Refugees will now be housed at RAF Scampton, Lincolnshire
Issue 2855

Destroyed Mohne Dam, the day after the attack

The 80th anniversary of Operation Cherise more commonly known as the Dambusters raid is filled with symbolism. The 617 Squadron attacked German dams in 1943. Wing commander Guy Gibson used his dog’s name, the N-word, as a code to say a dam had been breached.

Unfortunately, his dog died the same night. Now the RAF want to move the dog’s bones from RAF Scampton, Lincolnshire. The reason is government plans to house refugees in the airbase. The raid was important in building a myth that the war was won with ingenuity and bravery. In reality, the raid was a flawed idea—blowing up dams to stop German production. 

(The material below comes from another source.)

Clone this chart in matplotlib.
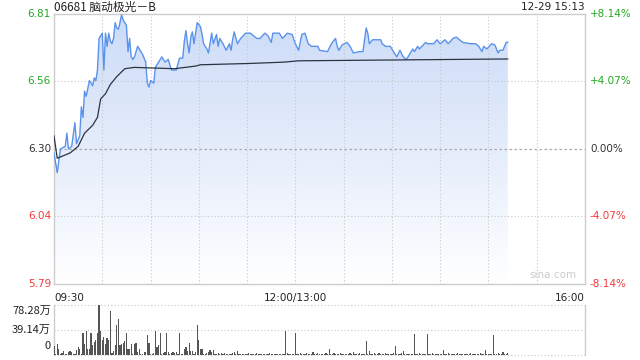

The famous bouncing bombs weren’t able to blow up the one dam that would have significantly affected production. Those in charge knew this but sent planes to bomb it anyway.

There was bravery from the aircrew, they had a casualty rate that essentially made them suicide bombers. The raid killed some 1,500 civilians who drowned. Among the victims were some 700 women from eastern Europeans, engaged in slave labour for the Nazis.

The plans to turn the camp they flew from have led to protests, some by righteous defenders of the myth of the Second World War and some by those who probably would have backed Hitler. While it’s an abomination to house migrants in a camp, it fits perfectly well with the place’s history entwined with ruling class actions.